#### Dataset excerpt:

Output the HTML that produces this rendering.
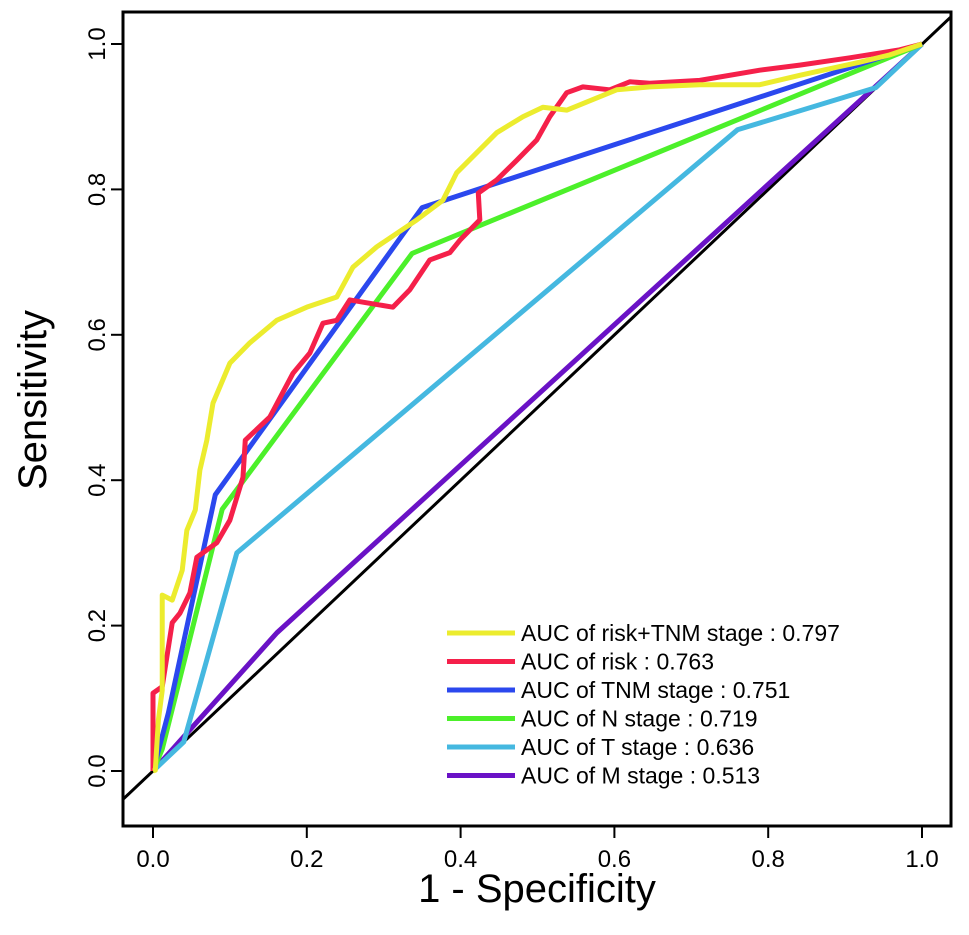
<!DOCTYPE html>
<html><head><meta charset="utf-8"><style>
body{margin:0;background:#fff}
svg text{font-family:"Liberation Sans",Arial,sans-serif;fill:#000}
</style></head><body>
<svg id="chart" width="969" height="930" viewBox="0 0 969 930" xmlns="http://www.w3.org/2000/svg">
<defs><clipPath id="clip"><rect x="123" y="12" width="828" height="814"/></clipPath></defs>
<rect x="123" y="12" width="828" height="814" fill="none" stroke="#000" stroke-width="3"/>
<line clip-path="url(#clip)" x1="110" y1="811.6" x2="960" y2="8.3" stroke="#000" stroke-width="3"/>
<g id="ticks"></g>
<g id="series"></g>
<g id="legend"></g>
<text x="537" y="902" font-size="40" text-anchor="middle">1 - Specificity</text>
<text x="0" y="0" font-size="40" text-anchor="middle" transform="translate(46,400) rotate(-90)">Sensitivity</text>
</svg>
<script>
const tickValues=[0,0.2,0.4,0.6,0.8,1.0];
const tickLabels=["0.0","0.2","0.4","0.6","0.8","1.0"];
const seriesNames=["AUC of risk+TNM stage : 0.797","AUC of risk : 0.763","AUC of TNM stage : 0.751","AUC of N stage : 0.719","AUC of T stage : 0.636","AUC of M stage : 0.513"];
const seriesColors=["#ecec2e","#f5204a","#2b48ee","#4cf02a","#45b8e0","#6a12c6"];
const riskTnmX=[0,0.003,0.007,0.012,0.012,0.025,0.038,0.044,0.055,0.061,0.07,0.078,0.1,0.126,0.161,0.2,0.239,0.26,0.291,0.343,0.377,0.395,0.447,0.481,0.507,0.538,0.603,0.646,0.711,0.789,0.841,0.919,0.958,1];
const riskTnmY=[0,0.001,0.07,0.111,0.242,0.235,0.276,0.331,0.359,0.414,0.455,0.506,0.561,0.589,0.62,0.638,0.652,0.693,0.721,0.758,0.785,0.823,0.878,0.9,0.913,0.909,0.937,0.941,0.944,0.944,0.957,0.975,0.985,1];
const riskX=[0,0,0.012,0.025,0.035,0.048,0.057,0.083,0.1,0.117,0.12,0.13,0.152,0.182,0.204,0.221,0.239,0.256,0.278,0.312,0.334,0.36,0.386,0.399,0.425,0.423,0.447,0.473,0.499,0.516,0.538,0.559,0.594,0.62,0.646,0.711,0.789,0.841,0.906,0.971,1];
const riskY=[0,0.107,0.116,0.204,0.217,0.245,0.294,0.314,0.345,0.404,0.455,0.465,0.487,0.547,0.575,0.616,0.62,0.648,0.644,0.638,0.662,0.703,0.713,0.73,0.758,0.795,0.813,0.84,0.868,0.9,0.933,0.941,0.937,0.948,0.946,0.95,0.964,0.971,0.981,0.992,1];
const tnmX=[0,0.02,0.081,0.35,1];
const tnmY=[0,0.08,0.38,0.775,1];
const nX=[0,0.012,0.09,0.337,1];
const nY=[0,0.03,0.36,0.712,1];
const tX=[0,0.04,0.109,0.76,0.94,1];
const tY=[0,0.04,0.30,0.882,0.94,1];
const mX=[0,0.161,1];
const mY=[0,0.19,1];
const NS="http://www.w3.org/2000/svg";
const sx=v=>153+v*769, sy=v=>771-v*727;
const tk=document.getElementById('ticks');
function mk(tag,attrs,parent){const e=document.createElementNS(NS,tag);for(const k in attrs)e.setAttribute(k,attrs[k]);parent.appendChild(e);return e;}
tickValues.forEach((v,i)=>{
  let l=mk('line',{x1:sx(v),x2:sx(v),y1:826,y2:838,stroke:'#000','stroke-width':2},tk);
  
  
  let t=mk('text',{x:sx(v),y:867,'font-size':24,'text-anchor':'middle'},tk);t.textContent=tickLabels[i];
  
  
  let l2=mk('line',{x1:111,x2:123,y1:sy(v),y2:sy(v),stroke:'#000','stroke-width':2},tk);
  
  
  let t2=mk('text',{x:0,y:0,'font-size':24,'text-anchor':'middle',transform:`translate(105,${sy(v)}) rotate(-90)`},tk);t2.textContent=tickLabels[i];
  
  
});
const sg=document.getElementById('series');
const all=[[riskTnmX,riskTnmY],[riskX,riskY],[tnmX,tnmY],[nX,nY],[tX,tY],[mX,mY]];
const names=['risk-tnm-curve','risk-curve','tnm-curve','n-stage-curve','t-stage-curve','m-stage-curve'];
for(let i=all.length-1;i>=0;i--){
  const [xs,ys]=all[i];
  const p=mk('polyline',{points:xs.map((x,j)=>sx(x)+','+sy(ys[j])).join(' '),fill:'none',stroke:seriesColors[i],'stroke-width':5,'stroke-linejoin':'round'},sg);
  
  
}
const lg=document.getElementById('legend');
seriesNames.forEach((n,i)=>{
  const y=633+i*28.5;
  const l=mk('line',{x1:447,x2:515,y1:y,y2:y,stroke:seriesColors[i],'stroke-width':5},lg);
  
  
  const t=mk('text',{x:521,y:y+8,'font-size':23},lg);t.textContent=n;
  
  
});
</script>
</body></html>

#### Aim of the exercise:
Quote each line of the listing exactly, but leave the pictures out.

#### Worked solution:
Output the HTML that produces this rendering.
<!DOCTYPE html>
<html><head><meta charset="utf-8"><style>
body{margin:0;background:#fff}
svg text{font-family:"Liberation Sans",Arial,sans-serif;fill:#000}
</style></head><body>
<svg id="chart" width="969" height="930" viewBox="0 0 969 930" xmlns="http://www.w3.org/2000/svg">
<defs><clipPath id="clip"><rect x="123" y="12" width="828" height="814"/></clipPath></defs>
<rect x="123" y="12" width="828" height="814" fill="none" stroke="#000" stroke-width="3"/>
<line clip-path="url(#clip)" x1="110" y1="811.6" x2="960" y2="8.3" stroke="#000" stroke-width="3"/>
<g id="ticks"></g>
<g id="series"></g>
<g id="legend"></g>
<text x="537" y="902" font-size="40" text-anchor="middle">1 - Specificity</text>
<text x="0" y="0" font-size="40" text-anchor="middle" transform="translate(46,400) rotate(-90)">Sensitivity</text>
</svg>
<script>
const tickValues=[0,0.2,0.4,0.6,0.8,1.0];
const tickLabels=["0.0","0.2","0.4","0.6","0.8","1.0"];
const seriesNames=["AUC of risk+TNM stage : 0.797","AUC of risk : 0.763","AUC of TNM stage : 0.751","AUC of N stage : 0.719","AUC of T stage : 0.636","AUC of M stage : 0.513"];
const seriesColors=["#ecec2e","#f5204a","#2b48ee","#4cf02a","#45b8e0","#6a12c6"];
const riskTnmX=[0,0.003,0.007,0.012,0.012,0.025,0.038,0.044,0.055,0.061,0.07,0.078,0.1,0.126,0.161,0.2,0.239,0.26,0.291,0.343,0.377,0.395,0.447,0.481,0.507,0.538,0.603,0.646,0.711,0.789,0.841,0.919,0.958,1];
const riskTnmY=[0,0.001,0.07,0.111,0.242,0.235,0.276,0.331,0.359,0.414,0.455,0.506,0.561,0.589,0.62,0.638,0.652,0.693,0.721,0.758,0.785,0.823,0.878,0.9,0.913,0.909,0.937,0.941,0.944,0.944,0.957,0.975,0.985,1];
const riskX=[0,0,0.012,0.025,0.035,0.048,0.057,0.083,0.1,0.117,0.12,0.13,0.152,0.182,0.204,0.221,0.239,0.256,0.278,0.312,0.334,0.36,0.386,0.399,0.425,0.423,0.447,0.473,0.499,0.516,0.538,0.559,0.594,0.62,0.646,0.711,0.789,0.841,0.906,0.971,1];
const riskY=[0,0.107,0.116,0.204,0.217,0.245,0.294,0.314,0.345,0.404,0.455,0.465,0.487,0.547,0.575,0.616,0.62,0.648,0.644,0.638,0.662,0.703,0.713,0.73,0.758,0.795,0.813,0.84,0.868,0.9,0.933,0.941,0.937,0.948,0.946,0.95,0.964,0.971,0.981,0.992,1];
const tnmX=[0,0.02,0.081,0.35,1];
const tnmY=[0,0.08,0.38,0.775,1];
const nX=[0,0.012,0.09,0.337,1];
const nY=[0,0.03,0.36,0.712,1];
const tX=[0,0.04,0.109,0.76,0.94,1];
const tY=[0,0.04,0.30,0.882,0.94,1];
const mX=[0,0.161,1];
const mY=[0,0.19,1];
const NS="http://www.w3.org/2000/svg";
const sx=v=>153+v*769, sy=v=>771-v*727;
const tk=document.getElementById('ticks');
function mk(tag,attrs,parent){const e=document.createElementNS(NS,tag);for(const k in attrs)e.setAttribute(k,attrs[k]);parent.appendChild(e);return e;}
tickValues.forEach((v,i)=>{
  let l=mk('line',{x1:sx(v),x2:sx(v),y1:826,y2:838,stroke:'#000','stroke-width':2},tk);
  
  
  let t=mk('text',{x:sx(v),y:867,'font-size':24,'text-anchor':'middle'},tk);t.textContent=tickLabels[i];
  
  
  let l2=mk('line',{x1:111,x2:123,y1:sy(v),y2:sy(v),stroke:'#000','stroke-width':2},tk);
  
  
  let t2=mk('text',{x:0,y:0,'font-size':24,'text-anchor':'middle',transform:`translate(105,${sy(v)}) rotate(-90)`},tk);t2.textContent=tickLabels[i];
  
  
});
const sg=document.getElementById('series');
const all=[[riskTnmX,riskTnmY],[riskX,riskY],[tnmX,tnmY],[nX,nY],[tX,tY],[mX,mY]];
const names=['risk-tnm-curve','risk-curve','tnm-curve','n-stage-curve','t-stage-curve','m-stage-curve'];
for(let i=all.length-1;i>=0;i--){
  const [xs,ys]=all[i];
  const p=mk('polyline',{points:xs.map((x,j)=>sx(x)+','+sy(ys[j])).join(' '),fill:'none',stroke:seriesColors[i],'stroke-width':5,'stroke-linejoin':'round'},sg);
  
  
}
const lg=document.getElementById('legend');
seriesNames.forEach((n,i)=>{
  const y=633+i*28.5;
  const l=mk('line',{x1:447,x2:515,y1:y,y2:y,stroke:seriesColors[i],'stroke-width':5},lg);
  
  
  const t=mk('text',{x:521,y:y+8,'font-size':23},lg);t.textContent=n;
  
  
});
</script>
</body></html>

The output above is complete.